The two main points of contention are the unconstitutional nature of the old law and the application of a 20-year statute of limitations to deny compensation to plaintiffs.

All five high courts called to rule in cases brought by sterilisations victim declared the old law unconstitutional; however, opinion differed on the statute of limitations, with the Sendai High Court denying compensation because the time limits for appeal had expired. The other courts ordered the government to compensate the victims.

For this reason, the case reached the supreme courts, which must rule – by this summer – on the statute of limitations in order to create a single regulatory framework.
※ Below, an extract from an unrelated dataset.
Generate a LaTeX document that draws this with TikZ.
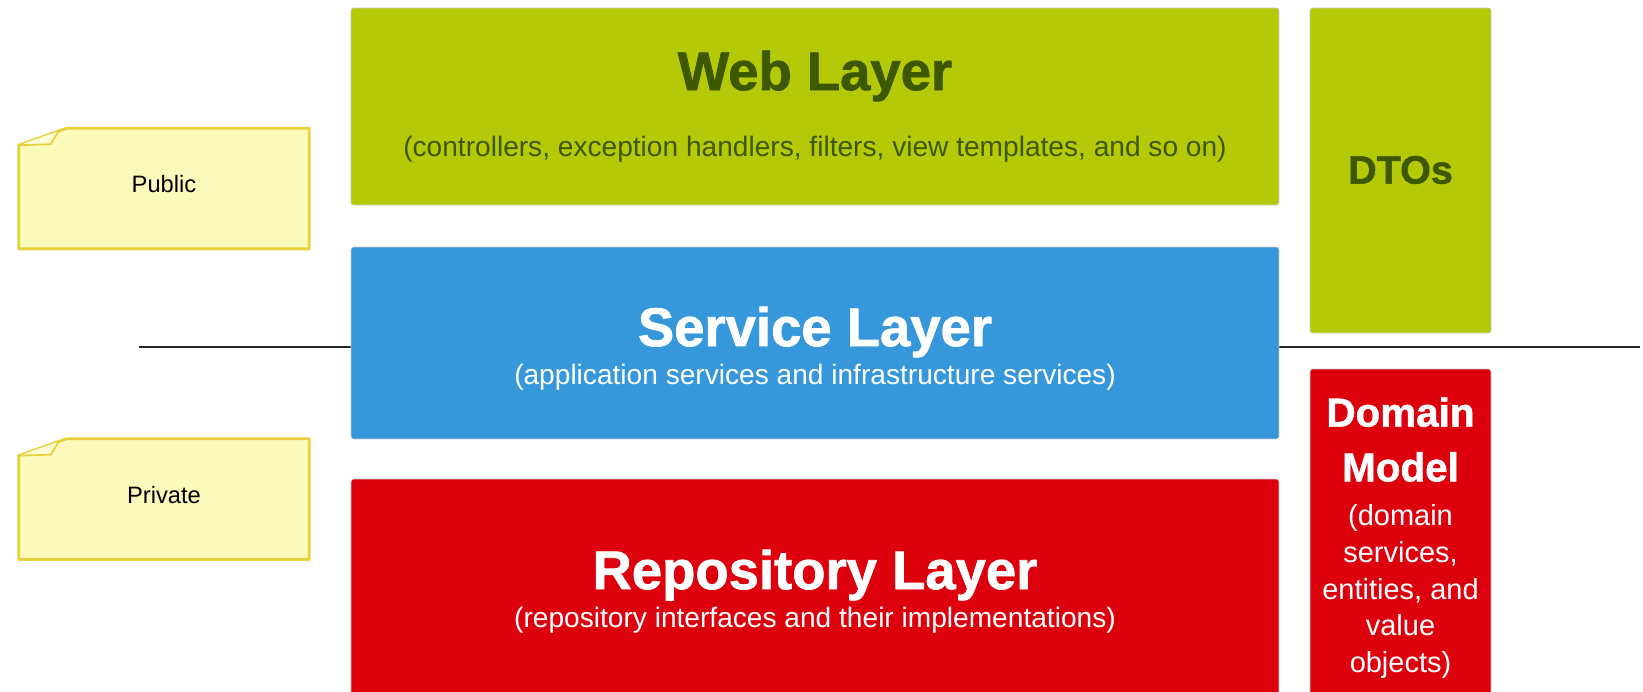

The plaintiffs include a couple, known by the pseudonyms Taro and Hanako Nomura. They filed a lawsuit in the Osaka High Court, which issued an historic ruling ordering the government to pay compensation.

The couple said they married in 1970 and Hanako became pregnant, but was sterilised without her consent after a C-section, with the baby dying shortly after delivery.

One plaintiff in the Tokyo High Court is 81 years old, identified by the pseudonym Saburo Kita. He said that his life was “thrown off course”.

“I have suffered for 67 years,” he said after he was sterilised without his knowledge when he was 14, and never told his wife until shortly before her death.

A 70-year-old woman, whose case went before the Sendai High Court, said she “filed the lawsuit because I didn’t want the damage caused to be buried, but the government has only repeatedly said that it will not apologise or investigate.”